Une réduction des émissions de CO2 substantielle, par l’intermédiaire de l’utilisation de l’énergie dans les bâtiments, peut être atteinte au cours des années à venir en comparaison avec les émissions projetées. L’expérience considérable dont nous disposons par rapport à une large palette de technologies, de pratiques et de systèmes dédiés à l’efficacité énergétique et une expérience tout aussi riche avec les politiques et les programmes de promotion de l’efficacité énergétique dans les bâtiments appuient ce point de vue avec une confiance considérable. Une part significative de ces économies peut être atteinte à l’aide de moyens présentant un moindre coût sur l’entier du cycle de vie, fournissant ainsi des réductions dans les émissions de CO2 qui ont un coût négatif (généralement, le coût des investissements est supérieur, mais les coûts opératifs sont plus bas) (bon accord, nombreuses mises en évidence) [6.4; 6.5].

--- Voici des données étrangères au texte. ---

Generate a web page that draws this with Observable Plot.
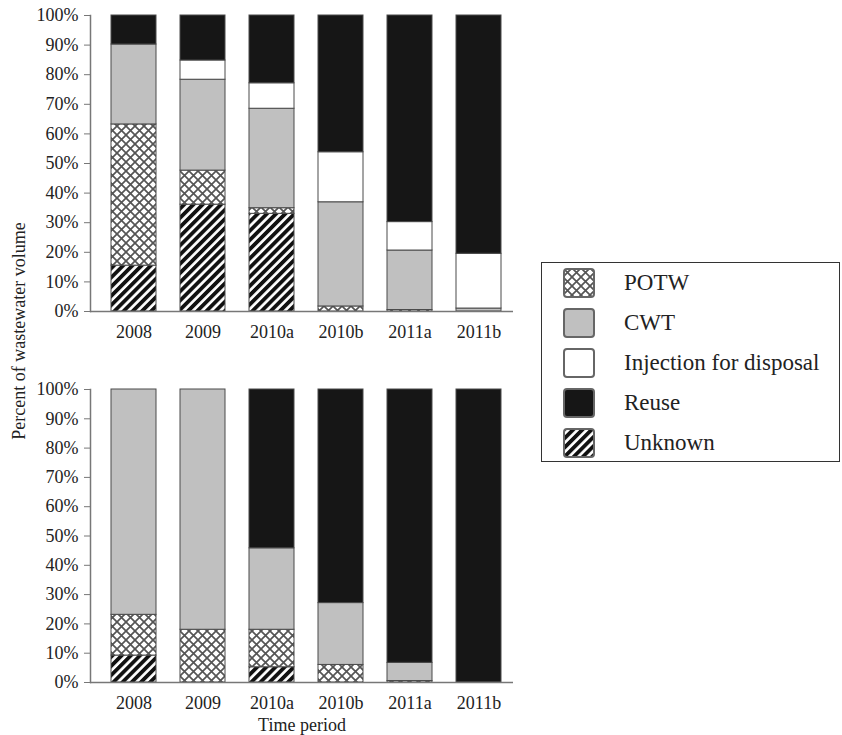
<!DOCTYPE html>
<html>
<head>
<meta charset="utf-8">
<script src="https://cdn.jsdelivr.net/npm/d3@7"></script>
<script src="https://cdn.jsdelivr.net/npm/@observablehq/plot@0.6"></script>
<style>
  html, body { margin: 0; padding: 0; background: #fff; }
  #wrap { position: relative; width: 842px; height: 735px; font-family: "Liberation Serif", "Times New Roman", serif; color: #222; overflow: hidden; }
  #top { position: absolute; left: 0; top: 0; }
  #bottom { position: absolute; left: 0; top: 370px; }
  #ylabel { position: absolute; left: 19px; top: 331px; transform: translate(-50%, -50%) rotate(-90deg); white-space: nowrap; font-size: 18px; }
  #xlabel { position: absolute; left: 302px; top: 725px; transform: translate(-50%, -50%); white-space: nowrap; font-size: 18px; }
  #legend { position: absolute; left: 541px; top: 262px; width: 297px; height: 198px; border: 1.5px solid #333; background: #fff; }
  .item { position: absolute; left: 21px; height: 30px; display: flex; align-items: center; font-size: 23px; }
  .item svg { margin-right: 29px; flex: none; }
</style>
</head>
<body>
<svg width="0" height="0" style="position:absolute">
  <defs>
    <pattern id="potw" patternUnits="userSpaceOnUse" width="9" height="9">
      <rect width="9" height="9" fill="#fff"/>
      <path d="M-1,-1L10,10M10,-1L-1,10" stroke="#555" stroke-width="1.7" fill="none"/>
    </pattern>
    <pattern id="unknown" patternUnits="userSpaceOnUse" width="6.5" height="6.5" patternTransform="rotate(45)">
      <rect width="6.5" height="6.5" fill="#fff"/>
      <rect width="3.8" height="6.5" fill="#111"/>
    </pattern>
  </defs>
</svg>
<div id="wrap">
  <div id="top"></div>
  <div id="bottom"></div>
  <div id="ylabel">Percent of wastewater volume</div>
  <div id="xlabel">Time period</div>
  <div id="legend"></div>
</div>
<script>
const periods = ["2008", "2009", "2010a", "2010b", "2011a", "2011b"];
// stacking order, bottom to top
const categories = ["Unknown", "POTW", "CWT", "Injection for disposal", "Reuse"];
const legendOrder = ["POTW", "CWT", "Injection for disposal", "Reuse", "Unknown"];
const yTicks = [0, 10, 20, 30, 40, 50, 60, 70, 80, 90, 100];

// Top panel (percent)
const topUnknown   = [15.5, 36.1, 33.0, 0.0, 0.0, 0.0];
const topPOTW      = [47.7, 11.5, 1.9, 1.7, 0.5, 0.0];
const topCWT       = [27.0, 30.7, 33.6, 35.2, 20.1, 1.0];
const topInjection = [0.0, 6.5, 8.6, 16.9, 9.6, 18.5];
const topReuse     = [9.8, 15.2, 22.9, 46.2, 69.8, 80.5];

// Bottom panel (percent)
const bottomUnknown   = [9.2, 0.0, 5.2, 0.0, 0.0, 0.0];
const bottomPOTW      = [13.9, 18.0, 12.8, 6.0, 0.5, 0.0];
const bottomCWT       = [76.9, 82.0, 27.8, 21.1, 6.2, 0.0];
const bottomInjection = [0.0, 0.0, 0.0, 0.0, 0.0, 0.0];
const bottomReuse     = [0.0, 0.0, 54.2, 72.9, 93.3, 100.0];

const fills = {
  "POTW": "url(#potw)",
  "CWT": "#c0c0c0",
  "Injection for disposal": "#ffffff",
  "Reuse": "#161616",
  "Unknown": "url(#unknown)"
};

function toRows(series) {
  const rows = [];
  categories.forEach((cat, ci) => {
    periods.forEach((p, pi) => {
      const v = series[ci][pi];
      if (v > 0) rows.push({period: p, cat, value: v});
    });
  });
  return rows;
}

const topRows = toRows([topUnknown, topPOTW, topCWT, topInjection, topReuse]);
const bottomRows = toRows([bottomUnknown, bottomPOTW, bottomCWT, bottomInjection, bottomReuse]);

function chart(rows, height, marginTop, marginBottom) {
  return Plot.plot({
    width: 530,
    height,
    marginLeft: 90,
    marginRight: 17,
    marginTop,
    marginBottom,
    style: {fontFamily: "'Liberation Serif', 'Times New Roman', serif", fontSize: "18px", color: "#222", background: "transparent"},
    x: {type: "band", domain: periods, paddingInner: 0.343, paddingOuter: 0.193, align: 0.63, label: null},
    y: {domain: [0, 100], label: null},
    color: {domain: categories, range: categories.map(c => fills[c])},
    marks: [
      Plot.barY(rows, {x: "period", y: "value", fill: "cat", z: "cat", order: categories, stroke: "#4a4a4a", strokeWidth: 1}),
      Plot.frame({anchor: "left", stroke: "#777", strokeWidth: 1.5}),
      Plot.ruleY([0], {stroke: "#777", strokeWidth: 1.5}),
      Plot.axisY({ticks: yTicks, tickFormat: d => d + "%", tickSize: 6, tickPadding: 6, fontSize: 18, stroke: "#777", fill: "#222", label: null}),
      Plot.axisX({tickSize: 0, tickPadding: 14, fontSize: 18, fill: "#222", label: null})
    ]
  });
}

document.getElementById("top").append(chart(topRows, 345, 15, 34));
document.getElementById("bottom").append(chart(bottomRows, 365, 19, 53));

const legend = document.getElementById("legend");
legendOrder.forEach((cat, i) => {
  const item = document.createElement("div");
  item.className = "item";
  item.style.top = (5 + i * 40) + "px";
  item.innerHTML = `<svg width="32" height="30"><rect x="1" y="1" width="30" height="28" rx="3" fill="${fills[cat]}" stroke="#666" stroke-width="2"/></svg><span>${cat}</span>`;
  legend.append(item);
});
</script>
</body>
</html>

Ces conclusions sont confirmées par le passage en revue de 80 études [Tableau RT.5) qui montrent que des technologies d’éclairage efficaces sont parmi les mesures de réduction de GES les plus prometteuses au sein des bâtiments, pour presque tous les pays, en termes aussi bien de rentabilité que d’économies potentielles. Vers 2020, 760 Mt d’émissions de CO2 environ peuvent être prévenues par l’adoption des systèmes d’éclairage à coût moindre sur l’entier de la durée de vie dans le monde, pour un niveau de prix du carbone de -160 US$ / tCO2 (c’est-à-dire en faisant un profit économique net). En termes d’importance des économies, l’amélioration de l’isolation et le chauffage par district dans les climats les plus froids, et des mesures d’efficaces liées à la ventilation et à la climatisation dans les climats plus chauds viennent en premier dans la plupart des études, aux côtés de la fourniture de fours de cuisine dans les pays en voie de développement. D’autres mesures qui obtiennent un bon score en termes d’économies potentielles sont le chauffage solaire de l’eau, des appareils ménagers et des systèmes de gestion de l’énergie efficaces.

Tableau RT.5 : Potentiel de réduction des émissions de GES pour le parc de constructions en 2020a [Tableau 6.2].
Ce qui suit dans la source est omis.